Вглядывается Алтынай затем в лицо Ташки. Отчего-то ожесточилась. «Проваливайте!» – шипит Алтынай, юрко свернувшись в клубок. Ей всё казалось, что бьют ее чужие глаза, чужой взгляд, чужое дыхание. Бьет ее даже воздух. «Проваливайте!» – свистит, слюна растеклась по краям растресканного рта.
– Живи теперь по уму, – съязвила Ташка. Суха она, груба, безжалостна, какой бывала и сама Алтынай.
«А кто тебя просил за такого? Выскочила ведь, значит, заслужила», – мусолила когда-то Алтынай, готовая и без повода наброситься на Ташку. Та лежит пластом, бледная, серая, такая же, как и ее застиранная простыня на старой кровати, в старом разваливающемся доме.

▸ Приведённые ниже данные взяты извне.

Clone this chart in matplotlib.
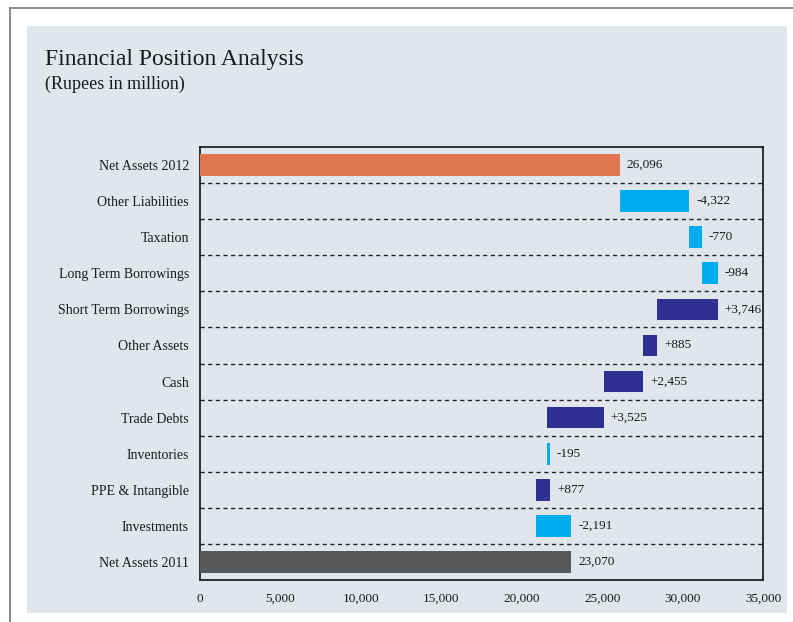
import matplotlib
matplotlib.use("Agg")
import matplotlib.pyplot as plt
from matplotlib.patches import Rectangle
from matplotlib.lines import Line2D
import numpy as np

categories = ["Net Assets 2011", "Investments", "PPE & Intangible", "Inventories",
              "Trade Debts", "Cash", "Other Assets", "Short Term Borrowings",
              "Long Term Borrowings", "Taxation", "Other Liabilities", "Net Assets 2012"]
changes = [23070, -2191, 877, -195, 3525, 2455, 885, 3746, -984, -770, -4322, 26096]
labels = ["23,070", "-2,191", "+877", "-195", "+3,525", "+2,455", "+885", "+3,746",
          "-984", "-770", "-4,322", "26,096"]
xticks = [0, 5000, 10000, 15000, 20000, 25000, 30000, 35000]
xticklabels = ["0", "5,000", "10,000", "15,000", "20,000", "25,000", "30,000", "35,000"]

W, H = 793, 622
fig = plt.figure(figsize=(W / 100, H / 100), dpi=100)
fig.patch.set_facecolor("white")
plt.rcParams["font.family"] = ["Liberation Serif", "DejaVu Serif"]

# outer frame lines
fig.add_artist(Line2D([10 / W, 10 / W], [0, 1 - 8 / H], transform=fig.transFigure, color="#777777", lw=1.2))
fig.add_artist(Line2D([10 / W, 1], [1 - 8 / H, 1 - 8 / H], transform=fig.transFigure, color="#777777", lw=1.2))
# panel
fig.add_artist(Rectangle((27 / W, 1 - 613 / H), (787 - 27) / W, (613 - 26) / H,
                         transform=fig.transFigure, facecolor="#E1E5EC", edgecolor="none", zorder=0))

fig.text(45 / W, 1 - 60 / H, "Financial Position Analysis", fontsize=17, color="#1a1a1a", va="center")
fig.text(45 / W, 1 - 84 / H, "(Rupees in million)", fontsize=13, color="#1a1a1a", va="center")

ax_l, ax_r, ax_t, ax_b = 200, 763, 147, 580
ax = fig.add_axes([ax_l / W, 1 - ax_b / H, (ax_r - ax_l) / W, (ax_b - ax_t) / H])
ax.set_facecolor("none")

n = len(categories)
lefts, widths, colors = [], [], []
running = 0
for i, v in enumerate(changes):
    if i == 0:
        lefts.append(0); widths.append(v); colors.append("#58595B"); running = v
    elif i == n - 1:
        lefts.append(0); widths.append(v); colors.append("#E07650")
    else:
        new = running + v
        lefts.append(min(running, new)); widths.append(abs(v))
        colors.append("#2E3192" if v > 0 else "#00AEEF")
        running = new

y = np.arange(n)
ax.barh(y, widths, left=lefts, height=0.6, color=colors, zorder=3)
for i in range(n):
    ax.annotate(labels[i], xy=(lefts[i] + widths[i], y[i]), xytext=(5, 0),
                textcoords="offset points", va="center", ha="left",
                fontsize=9.5, color="#1a1a1a")
for k in range(n - 1):
    ax.axhline(k + 0.5, color="#222222", lw=1, ls=(0, (3, 2.5)), zorder=2)

ax.set_xlim(0, 35000)
ax.set_ylim(-0.5, n - 0.5)
ax.set_yticks(y)
ax.set_yticklabels(categories, fontsize=10, color="#1a1a1a")
ax.set_xticks(xticks)
ax.set_xticklabels(xticklabels, fontsize=9.5, color="#1a1a1a")
ax.tick_params(axis="y", length=0, pad=8)
ax.tick_params(axis="x", length=0, pad=9)
for s in ax.spines.values():
    s.set_color("#111111"); s.set_linewidth(1.2)

fig.savefig("out.png", dpi=100)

«Не бывает плохих мужчин», – учит уму разуму тогдашняя Алтынай. Теперешняя же отвернулась от сестры, будто проиграла войну, лежит теперь, словно на сырой земле, поверженная и пристыженная.
Ташка, резко развернувшись, выходит из палаты. Трунч некоторое время колеблется, поглядывает то на Алтынай, то на Ташку. Затем, шаркая, послушно идет за Ташкой по коридору, улице, городу, сонному в воскресный день.
«А никого ведь не бывает рядом. И почему так? Может быть, по этой хотя бы причине терпеть людишек? Ну, хотя бы на всякий такой случай», – размышляет Трунч. Ташка ухмыльнулась, а Трунч это не нравится, что-то ее тревожит. Зловещая, может быть, откровенность Ташки.
– Ты думаешь, ей легко? Мучается вдвойне, и пусть, – говорит Ташка. – Нет, не то чтобы… – Ташка ищет подходящие слова, потом бросает это дело, бросает церемониться. – А вот руку подаешь ведь? Подаешь! Еще как! Даешь одновременно и пощечину, получай!
II
Утром Тилек выехал рано. Ташка добралась до остановки пешком, вся взмокла: душно под мелким дождем. Троллейбус, видно, тянется издалека. Качнулся в бок, словно резиновый, и остановился, кряхтя, на очередной остановке.
У подъезда Ташка долго протирала ноги. В этом дворике тротуары разбиты, семейка домов самая неухоженная и заспанная. Деревья здесь – нерасчесанные, лохматые женщины.
Ташка постучалась в дверь на четвертом этаже, в ответ услышала хлесткий детский возглас. У двери стоит мать, по привычке скрестила руки на груди, правда, быстро их разомкнула, неуклюже приобняв Ташку. Да и обняла так, словно это вовсе и не рослая женщина. Словно это тот самый новорожденный родной ребенок, которого и не знаешь, как аккуратно обхватить руками. В итоге прижимаешь к себе ребенка так, словно он тебе чужой.